Il festival è diventato fin da subito un luogo di incontro di una comunità: persone del territorio e artisti giramondo, che hanno incrociato le loro vite con la città, lasciando il segno e piantando radici, artistiche e non.

Dove molti credono che non si possa realizzare niente, due ragazzi hanno lavorato sodo non tanto per abbellire la città con opere di street art, ma per dare vita ad un’impresa culturale in grado di integrare arte e creatività, comunità e sviluppo economico locale. Attraverso il festival si sperimenta, si osa, si ascolta la reazione dei cittadini che piano piano cambia grazie al mutamento del progetto stesso.

Il territorio

In un contesto culturale come quello del sud Italia, un po’ refrattario al cambiamento e reticente alle novità in campo culturale e artistico, i ragazzi stessi si aspettavano solo critiche: il progetto ha dato a loro in prima battuta l’opportunità di ricredersi, perché uno degli errori rispetto alle attività culturali di provincia è quello di sottovalutare i cittadini. Perché si pensa che le persone non possano capire. E invece no. Nel 2014 Vincenzo ed Edoardo propongono una curatela inusuale, la street art astratta, che ha raccolto reazioni inaspettate, da persone inaspettate: Architettonico questo disegno”, ha commentato una anziana signora indicando con un bastone l’opera di Clemence Behr situata in una zona periferica della città, una scultura scomposta in scala di grigi.

Nel 2018 questo fenomeno diventa evidente. Il festival ha inizio d’agosto, quando la città si svuota e gli abitanti di Catanzaro si riversano al mare. Per l’opening i ragazzi di Altrove invitano uno chef stellato, al quale viene richiesto di preparare un buffet per 100 persone. Molti saranno rimasti senza cibo quella sera, che di persone ne arrivarono mille. I 12 minuti che separano la città dal mare sono incolmabili per la gente del posto, eppure il festival è stato in grado di accorciare la distanza, ripopolando il centro storico di arte e cultura, generando un circolo di valore anche economico, permettendo ai bed and breakfast della zona di registrare le strutture al completo. 

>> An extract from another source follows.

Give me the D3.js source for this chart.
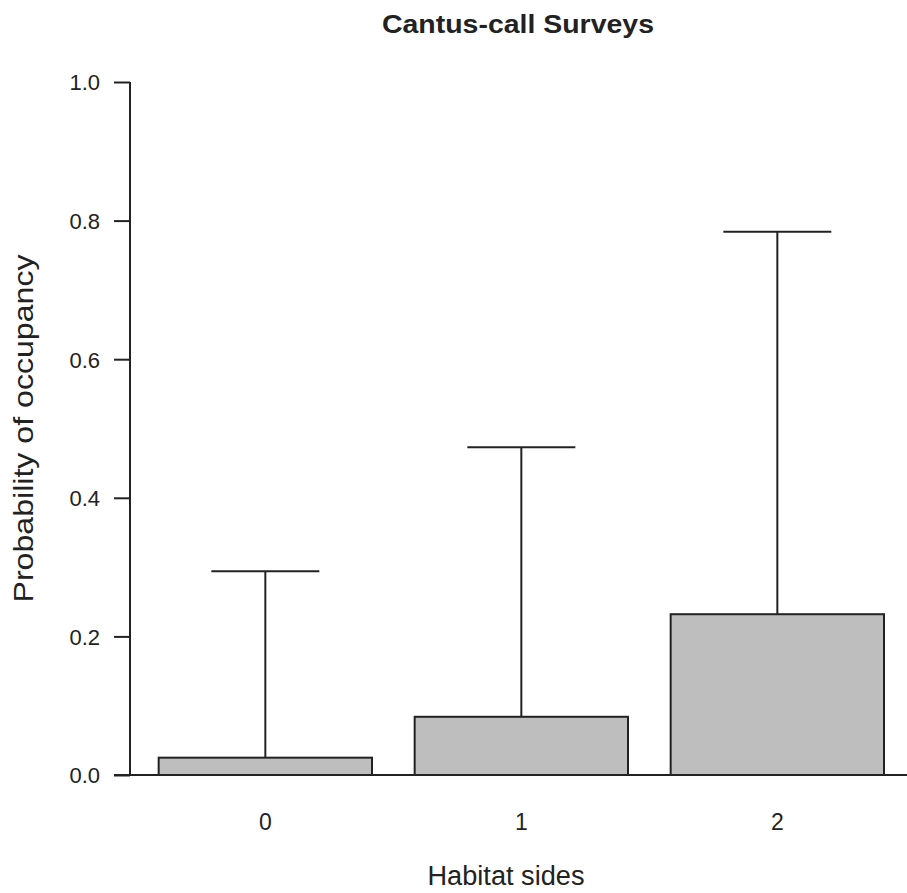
<!DOCTYPE html>
<html>
<head>
<meta charset="utf-8">
<script src="https://cdn.jsdelivr.net/npm/d3@7"></script>
<style>
  body { margin: 0; background: #fff; }
  text { font-family: "Liberation Sans", Arial, sans-serif; fill: #222; }
</style>
</head>
<body>
<svg id="chart"></svg>
<script>
// values
var categories = ["0", "1", "2"];
var occupancy = [0.025, 0.084, 0.232];
var upperCI = [0.294, 0.473, 0.784];
var yTicks = [0.0, 0.2, 0.4, 0.6, 0.8, 1.0];

var W = 907, H = 893;

var svg = d3.select("#chart")
    .attr("width", W)
    .attr("height", H);

// bar units like R barplot: width 1, space 0.2
var xScale = d3.scaleLinear().domain([0, 3.6]).range([116, 884]);
var yScale = d3.scaleLinear().domain([0, 1]).range([775, 82]);

// title
svg.append("text")
    .attr("x", 518)
    .attr("y", 33)
    .attr("text-anchor", "middle")
    .attr("textLength", 272)
    .attr("lengthAdjust", "spacingAndGlyphs")
    .style("font-size", "25px")
    .style("font-weight", "bold")
    .text("Cantus-call Surveys");

// y axis
var yAxis = svg.append("g")
    .attr("transform", "translate(130,0)")
    .call(d3.axisLeft(yScale)
        .tickValues(yTicks)
        .tickSize(16)
        .tickPadding(14)
        .tickFormat(d3.format(".1f")));
yAxis.select(".domain").attr("stroke", "#222").attr("stroke-width", 2).attr("d", "M0," + yScale(1) + "V" + yScale(0));
yAxis.selectAll(".tick line").attr("stroke", "#222").attr("stroke-width", 2);
yAxis.selectAll(".tick text")
    .style("font-size", "22px")
    .attr("fill", "#222")
    .attr("dy", "0.36em");

// bars
svg.append("g").selectAll("rect")
    .data(occupancy)
    .enter()
    .append("rect")
    .attr("x", function(d, i) { return xScale(i * 1.2 + 0.2); })
    .attr("width", function(d, i) { return xScale(1.2) - xScale(0.2); })
    .attr("y", function(d) { return yScale(d); })
    .attr("height", function(d) { return yScale(0) - yScale(d); })
    .attr("fill", "#bebebe")
    .attr("stroke", "#222")
    .attr("stroke-width", 2);

// baseline
svg.append("line")
    .attr("x1", 114).attr("x2", W)
    .attr("y1", yScale(0)).attr("y2", yScale(0))
    .attr("stroke", "#222")
    .attr("stroke-width", 2);

// error bars (upper only)
var err = svg.append("g");
err.selectAll(".stem")
    .data(upperCI)
    .enter()
    .append("line")
    .attr("class", "stem")
    .attr("x1", function(d, i) { return xScale(i * 1.2 + 0.7); })
    .attr("x2", function(d, i) { return xScale(i * 1.2 + 0.7); })
    .attr("y1", function(d, i) { return yScale(occupancy[i]); })
    .attr("y2", function(d) { return yScale(d); })
    .attr("stroke", "#222")
    .attr("stroke-width", 2);

err.selectAll(".cap")
    .data(upperCI)
    .enter()
    .append("line")
    .attr("class", "cap")
    .attr("x1", function(d, i) { return xScale(i * 1.2 + 0.7) - 54; })
    .attr("x2", function(d, i) { return xScale(i * 1.2 + 0.7) + 54; })
    .attr("y1", function(d) { return yScale(d); })
    .attr("y2", function(d) { return yScale(d); })
    .attr("stroke", "#222")
    .attr("stroke-width", 2);

// category labels
svg.append("g").selectAll("text")
    .data(categories)
    .enter()
    .append("text")
    .attr("x", function(d, i) { return xScale(i * 1.2 + 0.7); })
    .attr("y", 830)
    .attr("text-anchor", "middle")
    .style("font-size", "23px")
    .text(function(d) { return d; });

// axis titles
svg.append("text")
    .attr("x", 506)
    .attr("y", 885)
    .attr("text-anchor", "middle")
    .attr("textLength", 157)
    .attr("lengthAdjust", "spacingAndGlyphs")
    .style("font-size", "27px")
    .text("Habitat sides");

svg.append("text")
    .attr("transform", "translate(33," + ((yScale(0) + yScale(1)) / 2) + ") rotate(-90)")
    .attr("text-anchor", "middle")
    .attr("textLength", 348)
    .attr("lengthAdjust", "spacingAndGlyphs")
    .style("font-size", "28px")
    .text("Probability of occupancy");
</script>
</body>
</html>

Mantenere attiva la comunità

I festival si sa, per definizione hanno una natura temporanea. Ma l’ambizione di Vincenzo Edoardo e Paola Galuffo, che nel 2020 si unisce al team è alta: quella di creare qualcosa che potesse insediare radici sul territorio e sulla comunità 365 giorni l’anno. 

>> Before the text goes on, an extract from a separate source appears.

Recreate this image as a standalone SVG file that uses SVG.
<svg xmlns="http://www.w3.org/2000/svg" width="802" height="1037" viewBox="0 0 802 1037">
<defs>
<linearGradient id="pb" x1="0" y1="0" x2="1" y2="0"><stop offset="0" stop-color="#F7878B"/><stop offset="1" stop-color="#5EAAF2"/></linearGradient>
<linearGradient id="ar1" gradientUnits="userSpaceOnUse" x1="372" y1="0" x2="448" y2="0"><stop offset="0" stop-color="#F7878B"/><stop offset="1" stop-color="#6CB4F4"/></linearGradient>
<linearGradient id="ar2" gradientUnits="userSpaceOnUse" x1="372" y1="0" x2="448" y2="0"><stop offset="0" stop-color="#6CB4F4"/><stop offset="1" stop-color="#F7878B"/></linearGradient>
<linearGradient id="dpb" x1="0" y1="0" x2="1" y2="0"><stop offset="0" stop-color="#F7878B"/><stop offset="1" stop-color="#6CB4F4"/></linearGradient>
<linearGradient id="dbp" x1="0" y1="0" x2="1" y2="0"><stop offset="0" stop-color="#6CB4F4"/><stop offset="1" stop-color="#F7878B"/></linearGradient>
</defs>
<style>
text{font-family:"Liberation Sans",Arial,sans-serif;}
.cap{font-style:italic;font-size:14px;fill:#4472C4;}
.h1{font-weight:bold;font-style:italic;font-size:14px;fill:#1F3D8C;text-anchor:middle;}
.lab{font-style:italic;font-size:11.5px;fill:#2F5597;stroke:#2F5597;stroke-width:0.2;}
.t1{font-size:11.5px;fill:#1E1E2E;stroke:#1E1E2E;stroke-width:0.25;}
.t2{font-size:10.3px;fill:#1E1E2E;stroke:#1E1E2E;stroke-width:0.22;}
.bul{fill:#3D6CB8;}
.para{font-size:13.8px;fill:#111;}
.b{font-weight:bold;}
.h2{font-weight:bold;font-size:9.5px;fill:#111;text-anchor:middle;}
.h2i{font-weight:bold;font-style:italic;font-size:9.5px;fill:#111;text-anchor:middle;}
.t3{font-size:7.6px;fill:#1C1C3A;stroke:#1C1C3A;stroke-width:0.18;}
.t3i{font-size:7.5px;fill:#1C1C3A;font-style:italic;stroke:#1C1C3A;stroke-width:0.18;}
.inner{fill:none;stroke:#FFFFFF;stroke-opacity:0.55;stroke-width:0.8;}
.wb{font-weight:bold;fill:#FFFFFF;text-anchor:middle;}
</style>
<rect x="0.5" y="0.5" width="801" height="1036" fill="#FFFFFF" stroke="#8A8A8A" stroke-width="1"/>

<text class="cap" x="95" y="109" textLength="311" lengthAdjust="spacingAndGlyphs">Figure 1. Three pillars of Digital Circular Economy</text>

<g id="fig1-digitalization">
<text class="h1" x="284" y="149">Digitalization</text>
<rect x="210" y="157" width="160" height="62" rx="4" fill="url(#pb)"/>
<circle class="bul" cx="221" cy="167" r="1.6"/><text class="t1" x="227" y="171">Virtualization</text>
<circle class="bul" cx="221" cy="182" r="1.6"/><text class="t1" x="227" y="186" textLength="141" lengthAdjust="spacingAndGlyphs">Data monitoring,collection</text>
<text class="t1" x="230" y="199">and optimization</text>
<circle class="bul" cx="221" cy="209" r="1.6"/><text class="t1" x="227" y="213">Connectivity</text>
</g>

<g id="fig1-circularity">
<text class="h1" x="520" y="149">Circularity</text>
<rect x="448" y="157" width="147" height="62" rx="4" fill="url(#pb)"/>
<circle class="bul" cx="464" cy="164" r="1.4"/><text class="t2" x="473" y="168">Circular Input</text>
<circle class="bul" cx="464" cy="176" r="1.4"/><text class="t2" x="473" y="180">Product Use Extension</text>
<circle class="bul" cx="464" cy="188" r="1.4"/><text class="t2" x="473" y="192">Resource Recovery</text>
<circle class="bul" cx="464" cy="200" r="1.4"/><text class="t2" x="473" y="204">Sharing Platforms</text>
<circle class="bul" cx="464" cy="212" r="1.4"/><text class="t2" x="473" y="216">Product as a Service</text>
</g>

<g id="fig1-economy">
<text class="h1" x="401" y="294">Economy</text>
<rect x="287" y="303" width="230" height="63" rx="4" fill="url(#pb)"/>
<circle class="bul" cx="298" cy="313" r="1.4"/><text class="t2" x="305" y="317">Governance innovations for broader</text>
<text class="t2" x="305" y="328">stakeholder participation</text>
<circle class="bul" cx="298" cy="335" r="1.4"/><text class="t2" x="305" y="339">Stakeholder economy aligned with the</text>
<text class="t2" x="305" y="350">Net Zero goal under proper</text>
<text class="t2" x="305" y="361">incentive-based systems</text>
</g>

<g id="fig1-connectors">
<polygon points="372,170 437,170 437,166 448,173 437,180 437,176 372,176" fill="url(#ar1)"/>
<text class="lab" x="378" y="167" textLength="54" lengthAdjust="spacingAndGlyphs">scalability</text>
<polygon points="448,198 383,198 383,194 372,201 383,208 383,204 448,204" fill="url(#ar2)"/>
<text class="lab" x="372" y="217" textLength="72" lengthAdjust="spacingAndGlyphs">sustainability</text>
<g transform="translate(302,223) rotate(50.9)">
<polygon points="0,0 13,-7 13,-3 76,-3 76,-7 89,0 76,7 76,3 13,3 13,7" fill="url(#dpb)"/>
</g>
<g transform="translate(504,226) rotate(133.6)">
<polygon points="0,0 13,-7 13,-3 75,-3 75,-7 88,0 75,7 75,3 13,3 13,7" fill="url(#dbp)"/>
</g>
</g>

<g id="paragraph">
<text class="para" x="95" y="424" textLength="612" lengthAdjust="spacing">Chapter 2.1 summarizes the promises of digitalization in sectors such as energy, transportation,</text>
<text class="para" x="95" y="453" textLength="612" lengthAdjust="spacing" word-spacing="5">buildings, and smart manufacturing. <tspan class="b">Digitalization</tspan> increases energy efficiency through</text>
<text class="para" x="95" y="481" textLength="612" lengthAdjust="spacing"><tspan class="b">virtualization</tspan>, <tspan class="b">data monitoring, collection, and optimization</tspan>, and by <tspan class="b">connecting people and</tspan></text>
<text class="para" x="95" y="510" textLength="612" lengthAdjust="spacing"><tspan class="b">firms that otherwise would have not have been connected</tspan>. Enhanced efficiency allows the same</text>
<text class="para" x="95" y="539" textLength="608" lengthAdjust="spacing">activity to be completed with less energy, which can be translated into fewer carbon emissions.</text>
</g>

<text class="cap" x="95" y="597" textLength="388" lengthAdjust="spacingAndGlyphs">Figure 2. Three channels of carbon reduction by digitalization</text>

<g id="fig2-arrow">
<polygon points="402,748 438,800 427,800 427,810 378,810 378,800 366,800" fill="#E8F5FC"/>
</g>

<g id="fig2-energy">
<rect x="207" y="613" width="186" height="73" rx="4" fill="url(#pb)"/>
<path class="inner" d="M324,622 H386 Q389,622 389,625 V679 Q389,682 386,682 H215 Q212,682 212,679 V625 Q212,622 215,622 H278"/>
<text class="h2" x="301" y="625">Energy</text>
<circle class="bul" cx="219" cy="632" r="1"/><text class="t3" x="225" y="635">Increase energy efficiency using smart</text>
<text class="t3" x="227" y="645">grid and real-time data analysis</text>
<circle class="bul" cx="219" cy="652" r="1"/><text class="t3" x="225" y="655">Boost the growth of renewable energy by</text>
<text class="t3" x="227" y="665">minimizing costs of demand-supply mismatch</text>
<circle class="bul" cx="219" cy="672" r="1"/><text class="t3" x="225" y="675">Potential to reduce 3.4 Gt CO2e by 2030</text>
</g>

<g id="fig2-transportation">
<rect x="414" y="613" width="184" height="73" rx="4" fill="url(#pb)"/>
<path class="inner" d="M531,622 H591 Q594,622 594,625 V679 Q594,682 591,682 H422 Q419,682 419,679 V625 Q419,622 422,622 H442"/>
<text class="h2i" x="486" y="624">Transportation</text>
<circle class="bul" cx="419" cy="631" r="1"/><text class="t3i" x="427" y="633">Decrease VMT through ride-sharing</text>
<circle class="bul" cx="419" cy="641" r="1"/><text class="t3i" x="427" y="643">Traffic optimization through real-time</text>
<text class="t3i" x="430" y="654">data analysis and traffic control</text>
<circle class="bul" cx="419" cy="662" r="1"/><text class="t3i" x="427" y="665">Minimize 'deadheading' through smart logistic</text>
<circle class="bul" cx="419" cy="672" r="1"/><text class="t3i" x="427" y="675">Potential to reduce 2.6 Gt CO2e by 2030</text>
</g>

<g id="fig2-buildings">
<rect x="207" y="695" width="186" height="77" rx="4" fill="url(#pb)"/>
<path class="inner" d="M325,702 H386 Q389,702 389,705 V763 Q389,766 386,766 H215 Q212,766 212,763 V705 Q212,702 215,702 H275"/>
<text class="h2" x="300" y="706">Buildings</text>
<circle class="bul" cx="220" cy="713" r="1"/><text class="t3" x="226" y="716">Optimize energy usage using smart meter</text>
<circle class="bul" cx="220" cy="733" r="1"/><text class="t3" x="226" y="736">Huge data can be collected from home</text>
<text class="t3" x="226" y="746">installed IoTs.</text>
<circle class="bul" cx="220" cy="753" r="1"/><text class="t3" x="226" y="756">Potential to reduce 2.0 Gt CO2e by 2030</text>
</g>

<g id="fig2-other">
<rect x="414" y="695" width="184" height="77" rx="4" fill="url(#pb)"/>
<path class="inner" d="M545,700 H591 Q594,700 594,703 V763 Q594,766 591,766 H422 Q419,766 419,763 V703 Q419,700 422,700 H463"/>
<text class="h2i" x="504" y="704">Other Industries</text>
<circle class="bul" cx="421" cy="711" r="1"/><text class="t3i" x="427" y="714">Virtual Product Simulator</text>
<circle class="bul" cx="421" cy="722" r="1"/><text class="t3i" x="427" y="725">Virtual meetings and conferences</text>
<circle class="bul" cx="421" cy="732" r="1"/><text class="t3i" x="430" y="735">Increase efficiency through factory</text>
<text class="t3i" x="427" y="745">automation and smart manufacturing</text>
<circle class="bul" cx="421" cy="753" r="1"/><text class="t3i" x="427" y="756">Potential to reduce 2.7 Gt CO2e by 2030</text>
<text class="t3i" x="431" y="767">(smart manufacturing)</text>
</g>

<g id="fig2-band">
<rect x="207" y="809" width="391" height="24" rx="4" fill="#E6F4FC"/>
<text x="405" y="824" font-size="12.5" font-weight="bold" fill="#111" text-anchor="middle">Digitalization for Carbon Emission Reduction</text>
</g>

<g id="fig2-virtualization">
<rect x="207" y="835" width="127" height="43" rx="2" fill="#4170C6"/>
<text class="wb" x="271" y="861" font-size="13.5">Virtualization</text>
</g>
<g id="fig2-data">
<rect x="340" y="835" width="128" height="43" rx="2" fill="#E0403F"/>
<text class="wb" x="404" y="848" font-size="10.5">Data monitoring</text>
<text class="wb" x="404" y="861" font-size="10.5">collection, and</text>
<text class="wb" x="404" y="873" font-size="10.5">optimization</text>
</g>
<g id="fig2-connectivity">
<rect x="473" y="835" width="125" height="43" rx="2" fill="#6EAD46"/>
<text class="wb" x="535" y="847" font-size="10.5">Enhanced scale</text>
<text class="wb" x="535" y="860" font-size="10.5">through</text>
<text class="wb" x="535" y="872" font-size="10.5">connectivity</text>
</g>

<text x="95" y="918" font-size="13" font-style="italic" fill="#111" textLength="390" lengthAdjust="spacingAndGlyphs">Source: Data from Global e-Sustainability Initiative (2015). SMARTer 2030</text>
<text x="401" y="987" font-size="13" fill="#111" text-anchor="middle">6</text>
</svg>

La galleria nasce allora proprio per mantenere questo contatto con la comunità, uno spazio che non vuole essere esclusivo, bensì aperto e pronto ad accogliere anche chi velleità creative non ne ha. È stata un rischio incredibile, raccontano i ragazzi, ed un’occasione per fare incontrare generazioni vecchie e nuove, artisti emergenti e quelli dimenticati. Entrando nella galleria avresti potuto incrociare un artista poco conosciuto ad accoglierti dietro al bancone ad affettare salumi da accompagnare alle fave e al pecorino e soppressata come se fossi ospite in casa loro. 

2022: un museo diffuso per Catanzaro e dintorni

Nell’ultima tappa andiamo un po’ avanti nel tempo, ma non troppo. A giugno il Mudiac, il Museo Diffuso di Arte Contemporanea aprirà le sue porte – in senso metaforico ovviamente – riunendo in un unico percorso le opere donate dagli artisti per il festival, ma non solo. 

Il museo mescolerà la comunità tutta, quella che abita sul territorio, e quella che lo attraversa. La attiverà, avendola coinvolta già dalle prime fasi di sviluppo del progetto per mappare le opere, realizzarne la segnaletica e una fruizione fisica e digitale, analizzare il territorio attraverso dei laboratori aperti a tutti. Un museo realizzato con la comunità, per la comunità. 

Fare cultura in Calabria non è facile. E non è mai uguale a se stessa. Ed è forse anche per questo che, quando abbiamo chiesto a Paola, Edoardo e Vincenzo di provare a descrivere il progetto con una parola o poco più, hanno pensato alle parole resistenza, primavera, rivoluzione. Fare cultura in Calabria non è facile, ma si può fare.